GIVEN ENTRIES:
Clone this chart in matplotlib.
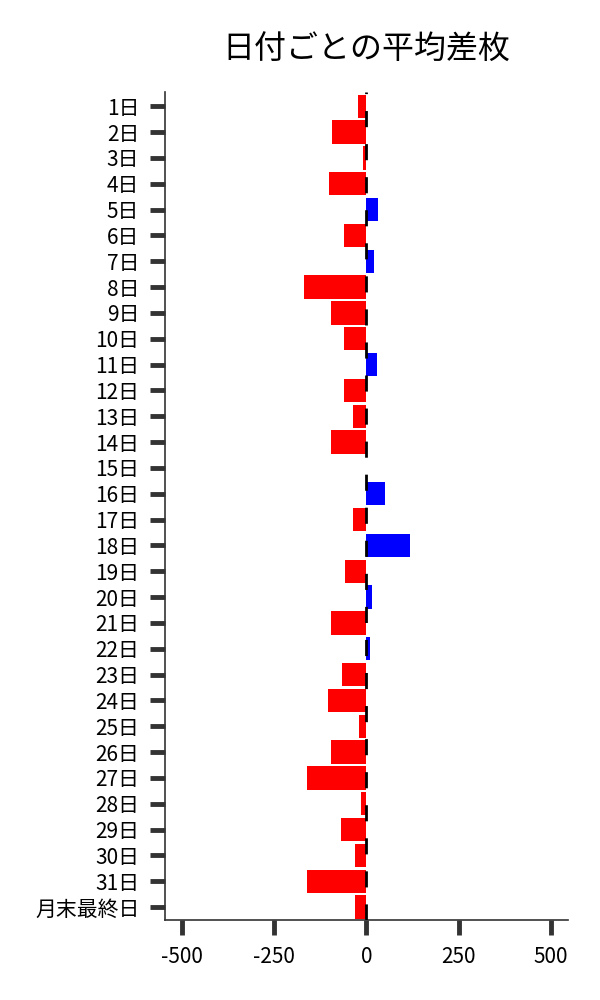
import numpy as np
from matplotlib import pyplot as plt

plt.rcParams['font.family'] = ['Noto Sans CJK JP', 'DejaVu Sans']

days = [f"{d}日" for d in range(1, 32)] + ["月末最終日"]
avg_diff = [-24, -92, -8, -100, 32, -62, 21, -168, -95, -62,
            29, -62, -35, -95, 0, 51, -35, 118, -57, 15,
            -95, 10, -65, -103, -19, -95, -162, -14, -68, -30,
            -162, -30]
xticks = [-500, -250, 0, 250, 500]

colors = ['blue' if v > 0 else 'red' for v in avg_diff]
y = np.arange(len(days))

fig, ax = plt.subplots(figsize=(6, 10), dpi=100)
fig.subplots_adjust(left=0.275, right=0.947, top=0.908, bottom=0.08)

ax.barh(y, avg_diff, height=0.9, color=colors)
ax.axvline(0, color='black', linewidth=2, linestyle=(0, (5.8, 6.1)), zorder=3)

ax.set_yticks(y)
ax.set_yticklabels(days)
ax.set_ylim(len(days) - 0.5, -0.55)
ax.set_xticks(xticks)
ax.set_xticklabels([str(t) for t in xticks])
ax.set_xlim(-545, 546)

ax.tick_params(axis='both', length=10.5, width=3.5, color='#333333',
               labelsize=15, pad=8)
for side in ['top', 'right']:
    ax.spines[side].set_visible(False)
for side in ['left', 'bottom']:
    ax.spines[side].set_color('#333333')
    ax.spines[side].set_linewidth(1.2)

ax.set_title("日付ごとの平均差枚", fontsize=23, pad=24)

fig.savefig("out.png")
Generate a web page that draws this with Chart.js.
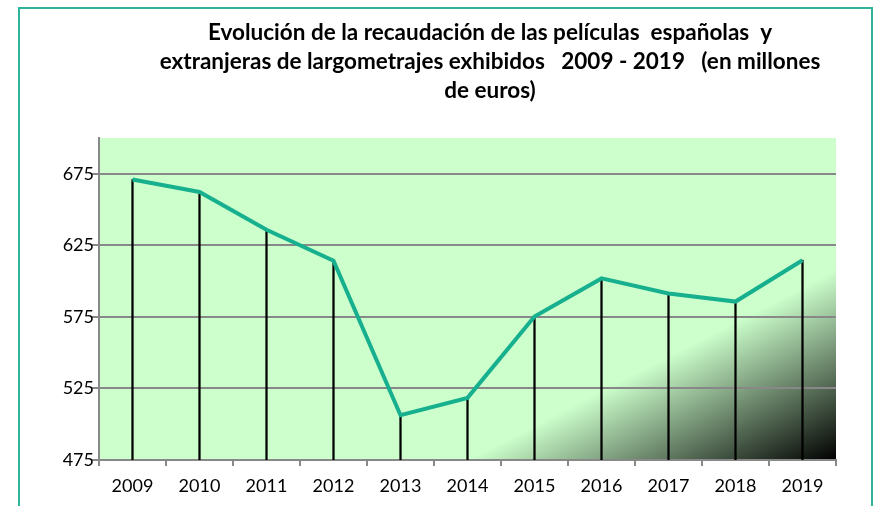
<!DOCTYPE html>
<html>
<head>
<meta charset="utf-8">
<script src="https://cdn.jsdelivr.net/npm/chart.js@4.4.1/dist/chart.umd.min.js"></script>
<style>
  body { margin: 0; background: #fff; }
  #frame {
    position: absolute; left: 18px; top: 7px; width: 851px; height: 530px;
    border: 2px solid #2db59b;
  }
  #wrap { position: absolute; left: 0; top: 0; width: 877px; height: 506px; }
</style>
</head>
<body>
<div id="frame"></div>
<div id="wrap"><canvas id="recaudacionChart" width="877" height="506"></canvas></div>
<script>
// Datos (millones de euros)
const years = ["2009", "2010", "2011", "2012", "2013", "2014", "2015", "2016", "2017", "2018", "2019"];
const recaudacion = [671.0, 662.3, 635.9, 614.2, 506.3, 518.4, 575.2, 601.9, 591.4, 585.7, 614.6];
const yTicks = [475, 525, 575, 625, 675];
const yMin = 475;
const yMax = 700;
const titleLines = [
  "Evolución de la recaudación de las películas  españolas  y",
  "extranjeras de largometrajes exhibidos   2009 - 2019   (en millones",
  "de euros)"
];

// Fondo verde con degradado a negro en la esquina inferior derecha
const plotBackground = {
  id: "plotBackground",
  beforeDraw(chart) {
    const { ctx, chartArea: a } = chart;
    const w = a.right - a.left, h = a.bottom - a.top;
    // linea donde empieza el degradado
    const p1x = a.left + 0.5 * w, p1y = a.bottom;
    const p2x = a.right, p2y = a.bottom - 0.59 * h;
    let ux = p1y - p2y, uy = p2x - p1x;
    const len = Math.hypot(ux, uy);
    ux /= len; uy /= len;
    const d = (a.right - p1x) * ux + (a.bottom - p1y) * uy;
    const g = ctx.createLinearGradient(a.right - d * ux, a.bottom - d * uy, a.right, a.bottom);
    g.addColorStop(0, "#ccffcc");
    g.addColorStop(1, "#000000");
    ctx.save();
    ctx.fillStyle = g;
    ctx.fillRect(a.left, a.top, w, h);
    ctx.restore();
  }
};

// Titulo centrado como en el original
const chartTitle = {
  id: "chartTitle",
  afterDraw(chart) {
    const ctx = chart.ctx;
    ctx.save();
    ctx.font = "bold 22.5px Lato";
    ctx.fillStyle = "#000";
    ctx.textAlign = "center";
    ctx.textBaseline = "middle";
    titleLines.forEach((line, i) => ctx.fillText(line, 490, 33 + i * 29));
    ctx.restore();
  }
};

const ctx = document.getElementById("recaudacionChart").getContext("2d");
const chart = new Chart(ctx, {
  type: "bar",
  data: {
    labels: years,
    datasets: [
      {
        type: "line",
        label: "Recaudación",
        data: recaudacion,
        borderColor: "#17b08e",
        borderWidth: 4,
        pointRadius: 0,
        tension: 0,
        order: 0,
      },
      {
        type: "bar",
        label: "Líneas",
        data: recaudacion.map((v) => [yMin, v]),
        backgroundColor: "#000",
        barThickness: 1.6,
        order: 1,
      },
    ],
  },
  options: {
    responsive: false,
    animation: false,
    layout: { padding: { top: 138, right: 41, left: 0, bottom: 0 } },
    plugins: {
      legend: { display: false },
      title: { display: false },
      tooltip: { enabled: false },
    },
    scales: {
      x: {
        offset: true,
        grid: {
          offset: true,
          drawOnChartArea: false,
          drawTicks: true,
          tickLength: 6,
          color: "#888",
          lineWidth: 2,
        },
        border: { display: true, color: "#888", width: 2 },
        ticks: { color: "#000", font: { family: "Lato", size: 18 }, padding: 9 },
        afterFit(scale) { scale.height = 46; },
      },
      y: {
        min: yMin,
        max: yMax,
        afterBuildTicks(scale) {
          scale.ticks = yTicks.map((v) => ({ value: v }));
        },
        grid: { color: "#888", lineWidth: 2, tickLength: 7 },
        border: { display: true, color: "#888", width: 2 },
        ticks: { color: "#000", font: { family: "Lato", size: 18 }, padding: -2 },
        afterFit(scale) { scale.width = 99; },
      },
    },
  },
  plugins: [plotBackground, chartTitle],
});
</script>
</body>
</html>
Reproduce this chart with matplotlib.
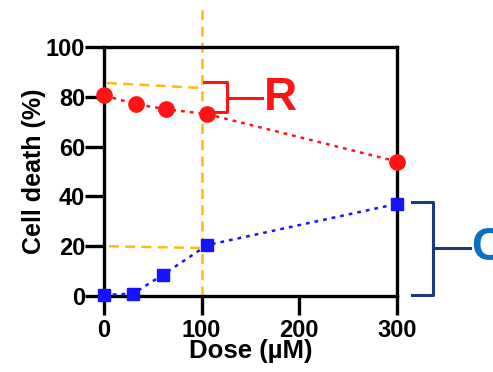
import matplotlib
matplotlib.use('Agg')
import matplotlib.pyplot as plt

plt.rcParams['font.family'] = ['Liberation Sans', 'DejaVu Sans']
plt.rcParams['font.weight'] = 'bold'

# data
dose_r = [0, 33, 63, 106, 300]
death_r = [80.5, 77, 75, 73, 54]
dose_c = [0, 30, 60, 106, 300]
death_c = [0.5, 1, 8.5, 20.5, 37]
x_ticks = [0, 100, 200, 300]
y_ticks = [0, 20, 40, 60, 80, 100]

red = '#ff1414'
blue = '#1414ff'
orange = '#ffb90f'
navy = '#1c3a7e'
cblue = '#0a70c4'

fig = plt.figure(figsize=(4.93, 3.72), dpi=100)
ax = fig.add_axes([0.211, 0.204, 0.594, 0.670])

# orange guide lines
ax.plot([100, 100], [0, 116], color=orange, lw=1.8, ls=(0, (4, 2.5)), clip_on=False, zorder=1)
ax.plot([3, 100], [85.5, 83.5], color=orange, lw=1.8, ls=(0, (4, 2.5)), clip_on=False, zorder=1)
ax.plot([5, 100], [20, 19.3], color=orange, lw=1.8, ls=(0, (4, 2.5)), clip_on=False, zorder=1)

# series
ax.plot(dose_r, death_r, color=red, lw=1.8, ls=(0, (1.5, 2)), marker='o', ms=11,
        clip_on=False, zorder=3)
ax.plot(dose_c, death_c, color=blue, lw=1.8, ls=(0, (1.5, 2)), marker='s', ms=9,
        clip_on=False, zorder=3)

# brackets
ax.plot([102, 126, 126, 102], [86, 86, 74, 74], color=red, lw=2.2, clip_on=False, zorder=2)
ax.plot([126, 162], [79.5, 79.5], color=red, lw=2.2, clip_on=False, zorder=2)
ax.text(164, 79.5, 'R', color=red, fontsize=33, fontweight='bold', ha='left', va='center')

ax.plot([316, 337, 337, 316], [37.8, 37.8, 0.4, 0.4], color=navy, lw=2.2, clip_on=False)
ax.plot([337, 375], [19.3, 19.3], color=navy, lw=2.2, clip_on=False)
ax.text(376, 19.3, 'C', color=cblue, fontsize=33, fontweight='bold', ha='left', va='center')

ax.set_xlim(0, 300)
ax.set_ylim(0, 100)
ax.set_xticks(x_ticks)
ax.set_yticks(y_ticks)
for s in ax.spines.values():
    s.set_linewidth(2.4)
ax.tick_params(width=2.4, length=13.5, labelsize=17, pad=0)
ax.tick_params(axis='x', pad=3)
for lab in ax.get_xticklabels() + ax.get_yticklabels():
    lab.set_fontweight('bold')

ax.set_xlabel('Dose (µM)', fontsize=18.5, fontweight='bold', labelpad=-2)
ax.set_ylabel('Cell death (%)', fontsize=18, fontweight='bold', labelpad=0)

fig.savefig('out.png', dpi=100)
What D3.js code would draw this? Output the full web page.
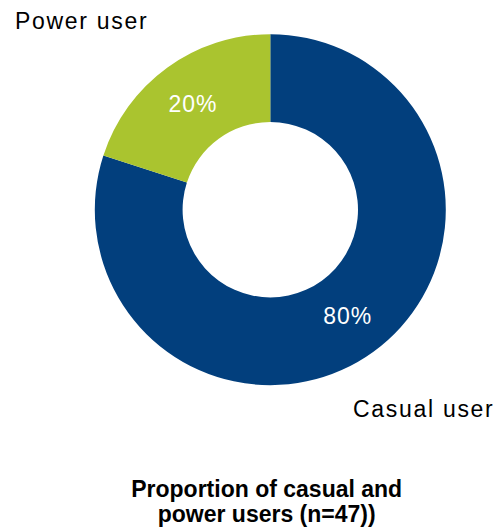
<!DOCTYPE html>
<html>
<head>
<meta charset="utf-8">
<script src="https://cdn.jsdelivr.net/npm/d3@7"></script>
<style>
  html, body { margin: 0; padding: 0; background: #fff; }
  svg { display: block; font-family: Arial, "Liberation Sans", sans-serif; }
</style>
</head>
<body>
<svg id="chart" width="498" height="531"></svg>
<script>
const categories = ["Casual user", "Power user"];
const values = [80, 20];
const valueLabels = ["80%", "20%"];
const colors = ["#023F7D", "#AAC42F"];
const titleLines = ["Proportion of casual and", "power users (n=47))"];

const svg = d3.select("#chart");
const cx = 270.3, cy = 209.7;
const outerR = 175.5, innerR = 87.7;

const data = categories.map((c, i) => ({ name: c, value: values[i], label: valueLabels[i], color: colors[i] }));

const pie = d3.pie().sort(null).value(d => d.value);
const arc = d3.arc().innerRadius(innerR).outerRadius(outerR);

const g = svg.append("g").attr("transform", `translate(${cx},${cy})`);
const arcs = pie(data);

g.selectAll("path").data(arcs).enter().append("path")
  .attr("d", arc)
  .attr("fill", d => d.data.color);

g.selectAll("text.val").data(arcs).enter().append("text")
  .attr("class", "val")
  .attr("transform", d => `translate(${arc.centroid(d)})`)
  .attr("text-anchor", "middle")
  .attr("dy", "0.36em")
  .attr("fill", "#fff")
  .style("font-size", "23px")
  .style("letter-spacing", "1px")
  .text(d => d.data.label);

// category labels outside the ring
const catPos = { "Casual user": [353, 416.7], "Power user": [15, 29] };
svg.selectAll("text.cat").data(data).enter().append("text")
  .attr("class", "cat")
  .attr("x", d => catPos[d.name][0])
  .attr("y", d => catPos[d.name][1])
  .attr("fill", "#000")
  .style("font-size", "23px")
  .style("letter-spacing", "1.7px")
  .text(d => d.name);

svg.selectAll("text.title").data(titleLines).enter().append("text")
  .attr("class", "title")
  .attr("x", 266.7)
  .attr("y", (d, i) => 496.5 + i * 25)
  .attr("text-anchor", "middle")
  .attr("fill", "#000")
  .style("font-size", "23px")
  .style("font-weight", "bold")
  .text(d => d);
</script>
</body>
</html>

THE PROBLEM: Pictures excluded, repeat the records exactly from their opening line through the line containing "plt.rcParams['font.family'] = ['Noto".

REPLY TO THE TASK:
Clone this chart in matplotlib.
import numpy as np
from matplotlib import pyplot as plt

plt.rcParams['font.family'] = ['Noto Sans CJK JP', 'DejaVu Sans']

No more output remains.